Pflegepersonalbemessung
Bedauerlich ist die Entwicklung durch den Erlass der Pflegepersonaluntergrenzen, der in der Praxis derzeit nicht wie im Gesetz intendiert umgesetzt wird. Mit Ausnahme der Intensivpflegestationen bleiben alle Vorgaben hinter dem zurück, was international für eine angemessene Versorgungsqualität und Patientensicherheit als erforderlich gilt.
Insbesondere in der Geriatrie bedingte die Umsetzung vielerorts eine Absenkung des bisherigen Niveaus, andernorts werden „nichtpflegesensitive“ Station personell ausgedünnt, um auf „pflegesensitiven“ Stationen die Mindestbesetzung – die einer Maximalbesetzung gleichgesetzt wird – zu ermöglichen. Diese Entwicklungen sind nicht mit der Zielsetzung der Konzertierten Aktion Pflege in Einklang zu bringen.

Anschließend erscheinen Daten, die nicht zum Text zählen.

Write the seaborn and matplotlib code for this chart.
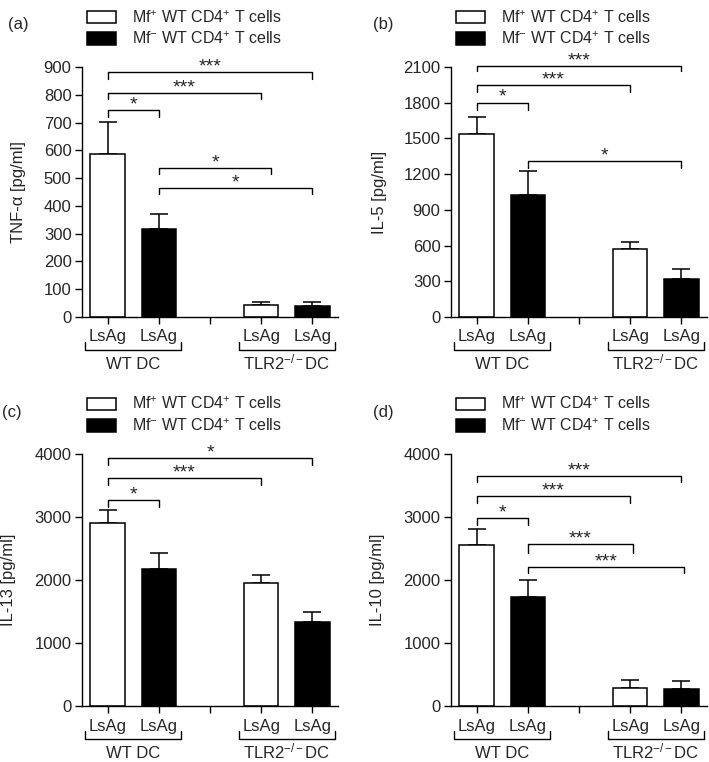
import matplotlib
matplotlib.use('Agg')
import matplotlib.pyplot as plt
import seaborn as sns
import pandas as pd
from matplotlib.patches import Patch

sns.set_style('ticks')
plt.rcParams['font.family'] = ['Liberation Sans', 'DejaVu Sans']
plt.rcParams['mathtext.fontset'] = 'custom'
plt.rcParams['mathtext.rm'] = 'Liberation Sans'
plt.rcParams['mathtext.it'] = 'Liberation Sans:italic'

# bar positions 1,2 = WT DC ; 4,5 = TLR2-/- DC
positions = [1, 2, 4, 5]
cells = ['Mf+', 'Mf-', 'Mf+', 'Mf-']
tick_labels = ['LsAg', 'LsAg', '', 'LsAg', 'LsAg']
groups = ['WT DC', 'TLR2$^{-/-}$DC']
legend_labels = ['Mf$^{+}$ WT CD4$^{+}$ T cells', 'Mf$^{-}$ WT CD4$^{+}$ T cells']

tnf_mean = [588, 318, 45, 38]
tnf_err = [114, 54, 9, 16]
il5_mean = [1535, 1025, 572, 320]
il5_err = [145, 200, 58, 85]
il13_mean = [2905, 2175, 1960, 1335]
il13_err = [205, 255, 120, 155]
il10_mean = [2555, 1725, 290, 270]
il10_err = [255, 275, 125, 130]

# significance brackets: (x1, x2, y, drop, label)
tnf_sig = [(1, 5, 882, 25, '***'), (1, 4, 806, 21, '***'), (1, 2, 745, 25, '*'),
           (2, 4.2, 536, 22, '*'), (2, 5, 464, 22, '*')]
il5_sig = [(1, 5, 2108, 42, '***'), (1, 4, 1949, 59, '***'), (1, 2, 1798, 59, '*'),
           (2, 5, 1310, 58, '*')]
il13_sig = [(1, 5, 3937, 112, '*'), (1, 4, 3619, 111, '***'), (1, 2, 3270, 111, '*')]
il10_sig = [(1, 5, 3650, 94, '***'), (1, 4, 3333, 111, '***'), (1, 2, 2984, 111, '*'),
            (2, 4.05, 2571, 142, '***'), (2, 5.05, 2206, 95, '***')]

panels = [
    ('(a)', 'TNF-α [pg/ml]', tnf_mean, tnf_err, tnf_sig, 900, 100),
    ('(b)', 'IL-5 [pg/ml]', il5_mean, il5_err, il5_sig, 2100, 300),
    ('(c)', 'IL-13 [pg/ml]', il13_mean, il13_err, il13_sig, 4000, 1000),
    ('(d)', 'IL-10 [pg/ml]', il10_mean, il10_err, il10_sig, 4000, 1000),
]

fig = plt.figure(figsize=(7.09, 7.62), dpi=100)
W, H = 709, 762
boxes = [(82, 67, 256, 250), (451, 67, 256, 250), (82, 454, 256, 252), (451, 454, 256, 252)]
label_pos = [(18, 25), (383, 25), (12, 412), (383, 412)]
ylab_x = [26, 387, 16, 385]

fs = 12
for (tag, ylab, mean, err, sig, ymax, step), (bx, by, bw, bh), (lx, ly), yx in zip(
        panels, boxes, label_pos, ylab_x):
    ax = fig.add_axes([bx / W, 1 - (by + bh) / H, bw / W, bh / H])
    df = pd.DataFrame({'pos': positions, 'value': mean, 'cell': cells})
    sns.barplot(data=df, x='pos', y='value', hue='cell', native_scale=True, dodge=False,
                palette={'Mf+': 'white', 'Mf-': 'black'}, edgecolor='black', linewidth=1.1,
                width=0.67, legend=False, ax=ax, zorder=2)
    ax.errorbar(positions, mean, yerr=[[0] * 4, err], fmt='none', ecolor='black',
                elinewidth=1.1, capsize=6.5, capthick=1.1, zorder=1)
    ax.set_xlim(0.5, 5.5)
    ax.set_ylim(0, ymax)
    ax.set_yticks(range(0, ymax + 1, step))
    ax.set_xticks([1, 2, 3, 4, 5])
    ax.set_xticklabels(tick_labels)
    ax.tick_params(axis='both', labelsize=fs, width=1.0, length=5, color='black', pad=2.5)
    ax.tick_params(axis='x', pad=4)
    ax.set_xlabel('')
    ax.set_ylabel(ylab, fontsize=fs)
    ax.yaxis.set_label_coords((yx - bx) / bw, 0.5)
    for s in ['left', 'bottom']:
        ax.spines[s].set_linewidth(1.0)
        ax.spines[s].set_color('black')
    sns.despine(ax=ax)

    for x1, x2, y, drop, lab in sig:
        ax.plot([x1, x1, x2, x2], [y - drop, y, y, y - drop], color='black', lw=1.0, clip_on=False)
        ax.text((x1 + x2) / 2, y - ymax * 0.012, lab, ha='center', va='bottom', fontsize=14)

    tr = ax.get_xaxis_transform()
    for (x1, x2), g in zip([(0.56, 2.44), (3.56, 5.44)], groups):
        ax.plot([x1, x1, x2, x2], [-25 / bh, -33 / bh, -33 / bh, -25 / bh], transform=tr,
                color='black', lw=1.0, clip_on=False)
        ax.text((x1 + x2) / 2, -52 / bh, g, transform=tr, ha='center', va='baseline', fontsize=fs)

    handles = [Patch(facecolor='white', edgecolor='black', linewidth=1.1),
               Patch(facecolor='black', edgecolor='black', linewidth=1.1)]
    ax.legend(handles=handles, labels=legend_labels, loc='lower left',
              bbox_to_anchor=(0.02, 1.08), frameon=False, fontsize=11.5, borderpad=0,
              borderaxespad=0, handlelength=1.8, handleheight=0.85, handletextpad=1.0,
              labelspacing=0.3)

    fig.text(lx / W, 1 - ly / H, tag, ha='center', va='center', fontsize=fs)

fig.savefig('out.png', dpi=100)
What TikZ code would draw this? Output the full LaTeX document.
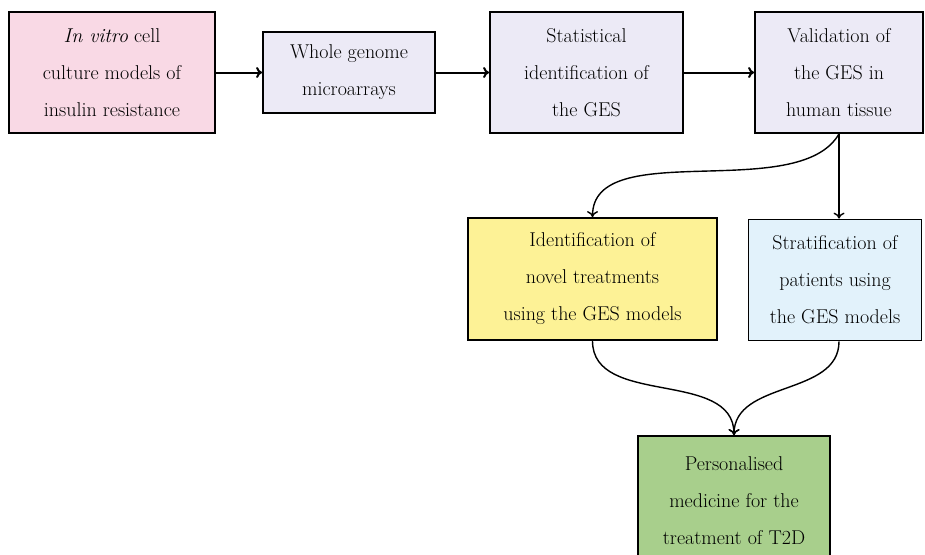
\documentclass[tikz,border=0pt]{standalone}
\usepackage{tikz}
\usetikzlibrary{shapes,arrows.meta}
\definecolor{box_pink}{HTML}{F9D9E5}
\definecolor{box_lilac}{HTML}{ECEAF6}
\definecolor{box_yellow}{HTML}{FDF296}
\definecolor{box_blue}{HTML}{E2F2FB}
\definecolor{box_green}{HTML}{A8CF8C}
\tikzstyle{node_box} = [rectangle, draw, line width=1.8pt, align=center, inner sep=0pt, font=\fontsize{20}{37}\selectfont]
\tikzstyle{edge_straight} = [-{To[length=6pt,width=11pt]}, line width=2pt]
\tikzstyle{edge_curve} = [-{To[length=6pt,width=11pt]}, line width=1.4pt]

\begin{document}
\begin{tikzpicture}[x=1pt,y=-1pt]
\useasboundingbox (0,0) rectangle (925,554);
\node (A) at (112,72.5) [node_box, fill=box_pink, minimum width=206pt, minimum height=121pt] {\textit{In vitro} cell\\culture models of\\insulin resistance};
\node (B) at (349,72.5) [node_box, fill=box_lilac, minimum width=172pt, minimum height=81pt] {Whole genome\\microarrays};
\node (C) at (586.5,72.5) [node_box, fill=box_lilac, minimum width=193pt, minimum height=121pt] {Statistical\\identification of\\the GES};
\node (D) at (839,72.5) [node_box, fill=box_lilac, minimum width=168pt, minimum height=121pt] {Validation of\\the GES in\\human tissue};
\node (E) at (592.5,279) [node_box, fill=box_yellow, minimum width=249pt, minimum height=122pt] {Identification of\\novel treatments\\using the GES models};
\node (F) at (835,280) [node_box, fill=box_blue, minimum width=173pt, minimum height=121pt] {Stratification of\\patients using\\the GES models};
\node (G) at (734,501) [node_box, fill=box_green, minimum width=192pt, minimum height=130pt] {Personalised\\medicine for the\\treatment of T2D};
\draw[edge_straight] (A)--(B);
\draw[edge_straight] (B)--(C);
\draw[edge_straight] (C)--(D);
\draw[edge_curve] (D.south)--(D.south |- F.north);
\draw[edge_curve] (D.south) to[out=240, in=90, looseness=0.8] (E.north);
\draw[edge_curve] (E.south) to[out=-90, in=90] (G.north);
\draw[edge_curve] (D.south |- F.south) to[out=-90, in=90] (G.north);
\end{tikzpicture}
\end{document}
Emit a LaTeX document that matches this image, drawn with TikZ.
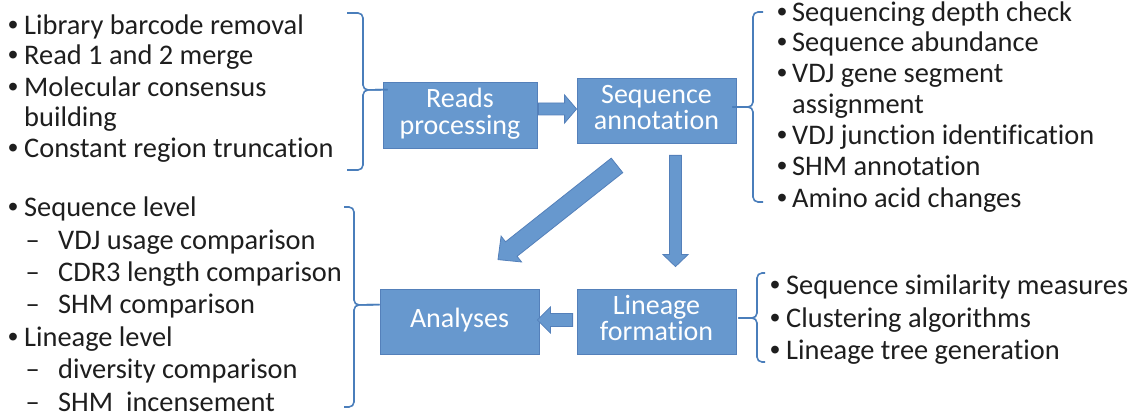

Erforderlich ist ein Personalbemessungsinstrument, das sich an den tatsächlichen Pflegebedarfen orientiert und die notwendige Transparenz schafft. Hier kann bspw. die Pflegepersonal-Regelung von 1992, die nie umgesetzt worden ist, weiterentwickelt werden.

Vielschichtige Folgen des Fachkräftemangels
40.000 unbesetzte Pflegestellen führen dazu, dass immer mehr Leiharbeitskräfte zum Einsatz kommen. Diese können sich ihre Dienste aussuchen, sind von begleitenden Aufgaben entlastet und verdienen deutlich besser. Dieses Ungleichgewicht forciert die Abwanderungen aus Festanstellung in Leiharbeit. Neben besseren Arbeitsbedingungen für Pflegende ist es dringend erforderlich, für Leiharbeit in unterschiedlichen Settings eine monetäre Begrenzung zu verfügen.

Veränderung ist existenziell
Es bleibt zu hoffen, dass der jetzige politische Schwung beibehalten wird, denn es ist existenziell, Arbeitsbedingungen, Lohngefüge und Ausbildung attraktiv zu gestalten, um dem Fachkräftemangel zu begegnen und das Versorgungsniveau der Pflege in Deutschland zu sichern.

Unser berufspolitisches Engagement
Die pflegepolitischen Entwicklungen zu begleiten, verstehen wir als Diakonische Gemeinschaft Berlin-Zehlendorf als unsere Aufgabe. Alle Diakonieschwestern und Diakoniebrüder unserer Gemeinschaft sind Mitglieder der Arbeitsgemeinschaft christlicher Schwesternverbände und Pflegeorganisationen in Deutschland (ADS). Wir sind im Deutschen Pflegerat und den Landespflegeräten sowie im Deutschen Bildungsrat vertreten und arbeiten aktiv in regionalen und überregionalen politischen und diakonischen Gremien mit. Sehr gerne stehen wir in diesem Rahmen zum Gespräch zur Verfügung.

Oberin Constanze Schlecht
Vorstandsoberin

Der Evangelische Diakonieverein Berlin-Zehlendorf e.V. wurde 1894 gegründet mit dem Ziel, Frauen in eine Berufstätigkeit zu bringen und Ihnen damit Selbständigkeit und finanzielle Sicherheit zu ermöglichen. Diese Frauen – Diakonieschwestern – konnten mit einer guten Ausbildung Menschen in Krankheit und sozialer Not unterstützen. Heute hat der Evangelische Diakonieverein rd. 1.800 Mitglieder, rd. 1.600 gehören der Diakonischen Gemeinschaft Berlin-Zehlendorf an.